Dunster and Winthrop Houses have admitted the highest number of transfer applicants this semester, accepting 14 and 12 students respectively, a survey of House secretaries showed yesterday.
Kirkland and Quincy Houses accepted the fewest number of transfer applications, admitting none and two applicants respectively.
These figures exclude Eliot and North Houses, whose secretaries declined to release transfer information yesterday.
Although the number of transfer applicants increased over last semester, this year's total for both semesters decreased by about half from last year's total, Ann B. Spence, assistant dean of the College, said yesterday.
New Transfer System
The main reason for the decline is that with the new transfer system under Dean Fox's housing plan, students who are admitted into the Houses to which they apply are required to move there, causing only students who definitely wish to transfer to apply, Spence added.
More students applied to Winthrop and Dunster than any other Houses, and Kirkland and Currier Houses received the fewest number of applications.
Spence said she does not believe the number of applicants to a particular House necessarily reflects the popularity of that House.
No Room at Kirkland
Instead, those figures may reflect student response to information distributed last month revealing the prospects of admission into each House, Spence said.
Kirkland, for example, is a traditionally popular House, but because House officials indicated there would be no room for transfers Kirkland received only one applicant, Spence said.
The criteria for selection is based on each House's class and sex balances, with emphasis on seniority, Spence said. Within those categories, selection is completely random, she added.
Most House secretaries contacted yesterday said they adhered to those criteria in their selection processes, but officials at Adams House said students with friends in the House tended to have an advantage over others.

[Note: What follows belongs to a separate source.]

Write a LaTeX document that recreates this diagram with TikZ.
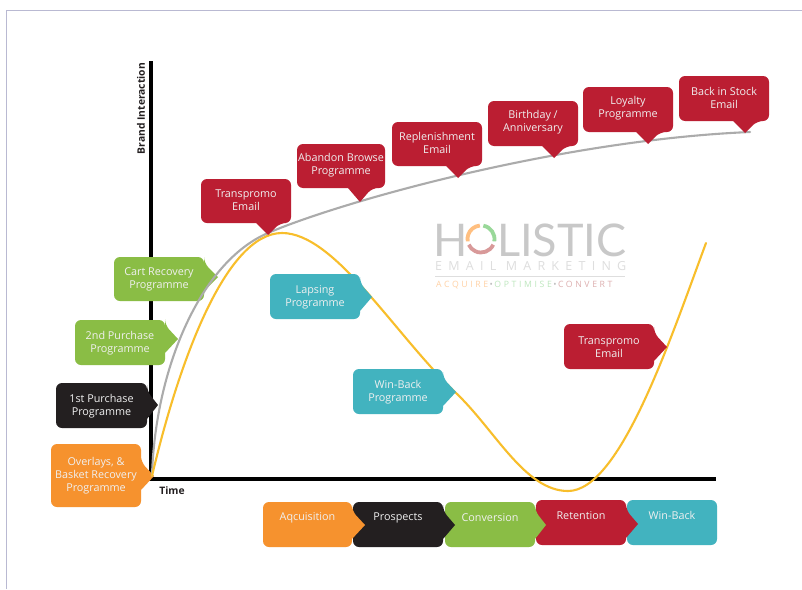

Sheila Schimmel, Lowell House secretary, said she considered whether or not students would "fit into Lowell House" in judging applications.
Under this year's transfer system each House makes its own transfer decisions, instead of relying on the central authority of a housing office in University Hall.
In addition, a lower and upper limit has been set on the student population in each House.
Under last year's system priority was given to students assigned to their last-choice Houses. This year, however, emphasis is placed on seniority.
The largest number of departures this semester were at South and Leverett Houses, which lost 18 and 10 students, respectively.